# [AIM]
Only the lines from the beginning of the entries through the one with "import * as" should be written out, please, exactly and without any pictures.
★ ★ ★ ★ ★
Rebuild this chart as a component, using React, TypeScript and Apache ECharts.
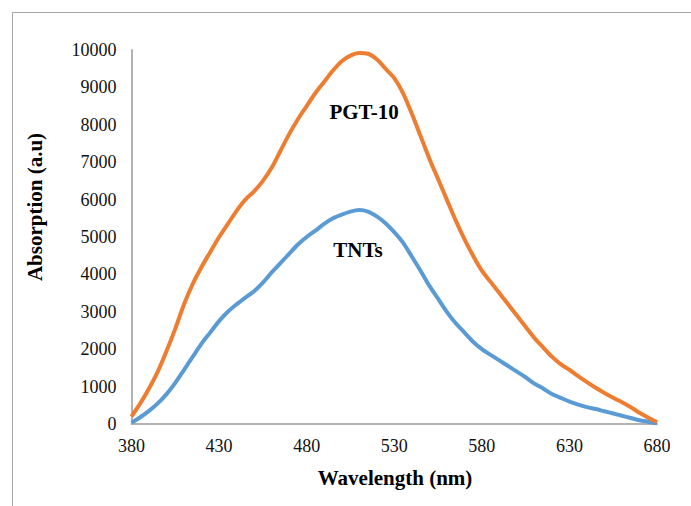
import React, { useEffect, useRef } from "react";
import * as echarts from "echarts";

const wavelengths = [
  380, 385, 390, 395, 400, 405, 410, 415, 420, 425, 430, 435, 440, 445, 450, 455, 460, 465, 470, 475,
  480, 485, 490, 495, 500, 505, 510, 515, 520, 525, 530, 535, 540, 545, 550, 555, 560, 565, 570, 575,
  580, 585, 590, 595, 600, 605, 610, 615, 620, 625, 630, 635, 640, 645, 650, 655, 660, 665, 670, 675, 680,
];

const pgt10 = [
  200, 550, 950, 1400, 1950, 2550, 3200, 3750, 4200, 4600, 5000, 5350, 5700, 6000, 6220, 6500, 6850, 7300, 7750, 8150,
  8500, 8850, 9150, 9450, 9700, 9850, 9920, 9900, 9750, 9500, 9250, 8850, 8300, 7700, 7100, 6550, 6000, 5450, 4950, 4500,
  4100, 3800, 3500, 3200, 2900, 2600, 2300, 2050, 1800, 1600, 1450, 1280, 1120, 970, 830, 700, 580, 450, 300, 170, 50,
];

const tnts = [
  30, 180, 350, 550, 800, 1100, 1450, 1800, 2150, 2450, 2750, 3000, 3200, 3380, 3550, 3780, 4050, 4300, 4550, 4800,
  5000, 5170, 5350, 5500, 5600, 5680, 5720, 5680, 5550, 5370, 5130, 4850, 4480, 4100, 3700, 3350, 3000, 2700, 2450, 2200,
  2000, 1850, 1700, 1550, 1400, 1250, 1080, 950, 800, 700, 600, 520, 450, 400, 340, 280, 220, 160, 100, 60, 20,
];

const xTickLabels = [380, 430, 480, 530, 580, 630, 680];

const serif = "Liberation Serif";

export default function App() {
  const ref = useRef<HTMLDivElement>(null);
  useEffect(() => {
    if (!ref.current) return;
    const chart = echarts.init(ref.current, null, { renderer: "svg" });
    const pairs = (vals: number[]) => wavelengths.map((w, i) => [w, vals[i]]);
    chart.setOption({
      animation: false,
      backgroundColor: "#fff",
      grid: { left: 131.5, top: 50, width: 525.5, height: 374, containLabel: false },
      xAxis: {
        type: "value",
        min: 380,
        max: 680,
        splitLine: { show: false },
        axisTick: { show: false },
        axisLine: { show: true, lineStyle: { color: "#B3B3B3", width: 2 } },
        axisLabel: {
          customValues: xTickLabels,
          color: "#111",
          fontFamily: serif,
          fontSize: 18,
          margin: 13,
          formatter: (v: number) => String(v),
        },
      },
      yAxis: {
        type: "value",
        min: 0,
        max: 10000,
        interval: 1000,
        splitLine: { show: false },
        axisTick: { show: false },
        axisLine: { show: true, lineStyle: { color: "#B3B3B3", width: 2 } },
        axisLabel: {
          color: "#111",
          fontFamily: serif,
          fontSize: 18,
          margin: 15,
          formatter: (v: number) => String(v),
        },
      },
      series: [
        {
          name: "TNTs",
          type: "line",
          data: pairs(tnts),
          showSymbol: false,
          smooth: 0.3,
          lineStyle: { color: "#5B9BD5", width: 4 },
          itemStyle: { color: "#5B9BD5" },
        },
        {
          name: "PGT-10",
          type: "line",
          data: pairs(pgt10),
          showSymbol: false,
          smooth: 0.3,
          lineStyle: { color: "#ED7D31", width: 4 },
          itemStyle: { color: "#ED7D31" },
        },
      ],
      graphic: [
        {
          type: "rect",
          shape: { x: 12.5, y: 12.5, width: 800, height: 700 },
          style: { fill: "none", stroke: "#A6A6A6", lineWidth: 1 },
          silent: true,
        },
        {
          type: "text",
          x: 364,
          y: 112,
          style: {
            text: "PGT-10",
            fontFamily: serif,
            fontWeight: "bold",
            fontSize: 21,
            fill: "#000",
            align: "center",
            verticalAlign: "middle",
          },
        },
        {
          type: "text",
          x: 358,
          y: 250,
          style: {
            text: "TNTs",
            fontFamily: serif,
            fontWeight: "bold",
            fontSize: 21,
            fill: "#000",
            align: "center",
            verticalAlign: "middle",
          },
        },
        {
          type: "text",
          x: 395,
          y: 478,
          style: {
            text: "Wavelength (nm)",
            fontFamily: serif,
            fontWeight: "bold",
            fontSize: 21,
            fill: "#000",
            align: "center",
            verticalAlign: "middle",
          },
        },
        {
          type: "text",
          x: 35,
          y: 207,
          rotation: Math.PI / 2,
          style: {
            text: "Absorption (a.u)",
            fontFamily: serif,
            fontWeight: "bold",
            fontSize: 21,
            fill: "#000",
            align: "center",
            verticalAlign: "middle",
          },
        },
      ],
    });
    return () => chart.dispose();
  }, []);
  return (
    <div
      ref={ref}
      style={{ position: "absolute", left: 0, top: 0, width: 691, height: 506, background: "#fff" }}
    />
  );
}
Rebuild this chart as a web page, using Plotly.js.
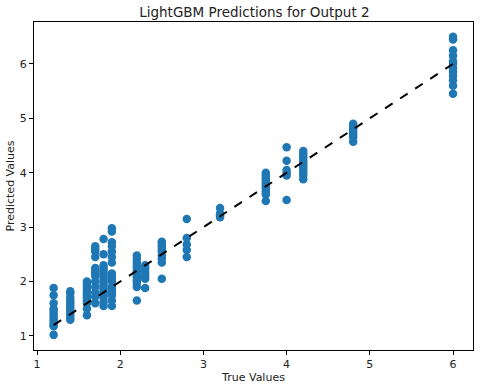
<!DOCTYPE html>
<html>
<head>
<meta charset="utf-8">
<script src="https://cdn.plot.ly/plotly-3.0.1.min.js"></script>
<style>
  html, body { margin: 0; padding: 0; background: #fff; }
  #chart { width: 480px; height: 387px; }
</style>
</head>
<body>
<div id="chart"></div>
<script>
// True value of each column and the predicted values stacked on it
const trueLevels = [1.2, 1.4, 1.6, 1.7, 1.8, 1.9, 2.2, 2.3, 2.5, 2.8, 3.2, 3.75, 4.0, 4.2, 4.8, 6.0];
const predictedByLevel = [
  [1.02, 1.18, 1.2, 1.25, 1.3, 1.35, 1.4, 1.45, 1.5, 1.6, 1.75, 1.88],
  [1.3, 1.35, 1.4, 1.45, 1.5, 1.55, 1.6, 1.65, 1.7, 1.78, 1.82],
  [1.38, 1.5, 1.6, 1.65, 1.7, 1.75, 1.8, 1.85, 1.9, 1.95, 2.0],
  [1.6, 1.72, 1.8, 1.9, 2.0, 2.1, 2.15, 2.2, 2.25, 2.45, 2.55, 2.6, 2.65],
  [1.55, 1.62, 1.7, 1.75, 1.8, 1.85, 1.9, 1.95, 2.0, 2.05, 2.1, 2.15, 2.2, 2.25, 2.3, 2.5, 2.78],
  [1.55, 1.65, 1.75, 1.8, 1.85, 1.9, 2.0, 2.05, 2.1, 2.15, 2.35, 2.45, 2.55, 2.65, 2.72, 2.92, 2.98],
  [1.65, 1.9, 1.98, 2.02, 2.08, 2.12, 2.18, 2.22, 2.28, 2.35, 2.42, 2.48],
  [1.88, 2.05, 2.1, 2.15, 2.2, 2.25, 2.3],
  [2.05, 2.35, 2.42, 2.48, 2.55, 2.6, 2.65, 2.7, 2.73],
  [2.45, 2.58, 2.68, 2.8, 3.15],
  [3.18, 3.22, 3.25, 3.35],
  [3.48, 3.6, 3.65, 3.7, 3.75, 3.8, 3.85, 3.9, 3.95, 4.0],
  [3.5, 3.95, 4.0, 4.05, 4.22, 4.47],
  [3.88, 3.95, 4.0, 4.05, 4.1, 4.15, 4.2, 4.25, 4.3, 4.35, 4.4],
  [4.57, 4.65, 4.7, 4.75, 4.8, 4.85, 4.9],
  [5.45, 5.6, 5.7, 5.78, 5.85, 5.92, 6.0, 6.05, 6.15, 6.25, 6.45, 6.5]
];
const tickVals = [1, 2, 3, 4, 5, 6];

const xs = [];
const ys = [];
trueLevels.forEach((t, i) => {
  predictedByLevel[i].forEach(p => { xs.push(t); ys.push(p); });
});

const minTrue = Math.min(...trueLevels);
const maxTrue = Math.max(...trueLevels);

const scatter = {
  x: xs,
  y: ys,
  type: 'scatter',
  mode: 'markers',
  marker: { color: '#1f77b4', size: 8.5 },
  hoverinfo: 'skip',
  showlegend: false
};

// ideal fit line y = x
const ideal = {
  x: [minTrue, maxTrue],
  y: [minTrue, maxTrue],
  type: 'scatter',
  mode: 'lines',
  line: { color: 'black', width: 2, dash: 'dash' },
  hoverinfo: 'skip',
  showlegend: false
};

const axisStyle = {
  showline: true,
  mirror: true,
  linecolor: 'black',
  linewidth: 1,
  showgrid: false,
  zeroline: false,
  ticks: 'outside',
  ticklen: 4,
  tickcolor: 'black',
  tickvals: tickVals,
  tickfont: { size: 11, color: '#222' }
};

const layout = {
  width: 480,
  height: 387,
  paper_bgcolor: '#fff',
  plot_bgcolor: '#fff',
  font: { family: 'DejaVu Sans, sans-serif', color: '#222' },
  title: {
    text: 'LightGBM Predictions for Output 2',
    font: { size: 13.5, color: '#222' },
    x: 0.53, xanchor: 'center', y: 0.968, yanchor: 'middle'
  },
  xaxis: Object.assign({}, axisStyle, {
    range: [0.964, 6.24],
    title: { text: 'True Values', font: { size: 11 }, standoff: 2 }
  }),
  yaxis: Object.assign({}, axisStyle, {
    range: [0.742, 6.77],
    title: { text: 'Predicted Values', font: { size: 11 }, standoff: 2 }
  }),
  margin: { l: 34, r: 7, t: 22, b: 37 }
};

Plotly.newPlot('chart', [scatter, ideal], layout, { displayModeBar: false, staticPlot: true });
</script>
</body>
</html>
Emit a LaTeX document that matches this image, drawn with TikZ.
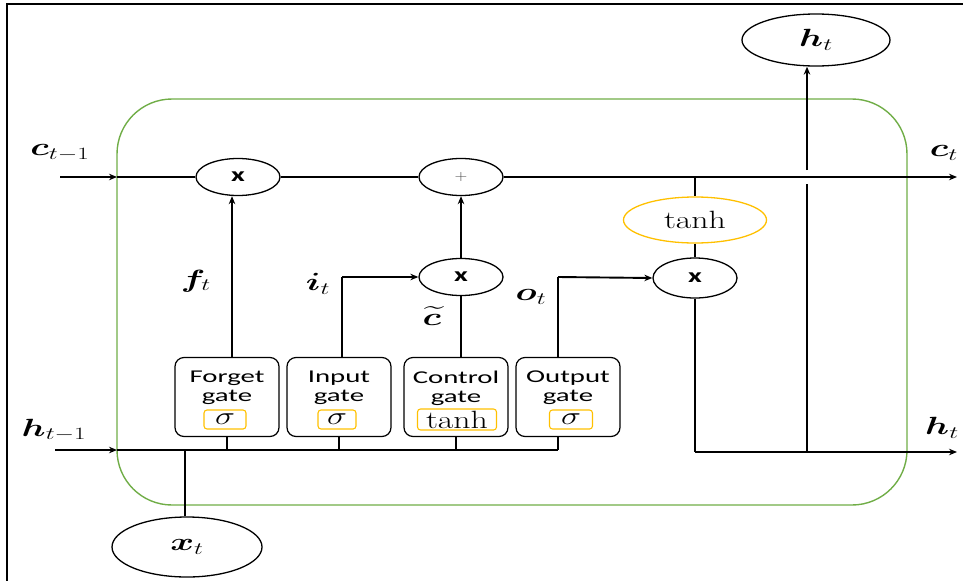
★ ★ ★ ★ ★
# [FULL OUTPUT]
Rebuild this chart as a component, using React, TypeScript and Apache ECharts.
import React, { useEffect, useRef } from "react";
import * as echarts from "echarts";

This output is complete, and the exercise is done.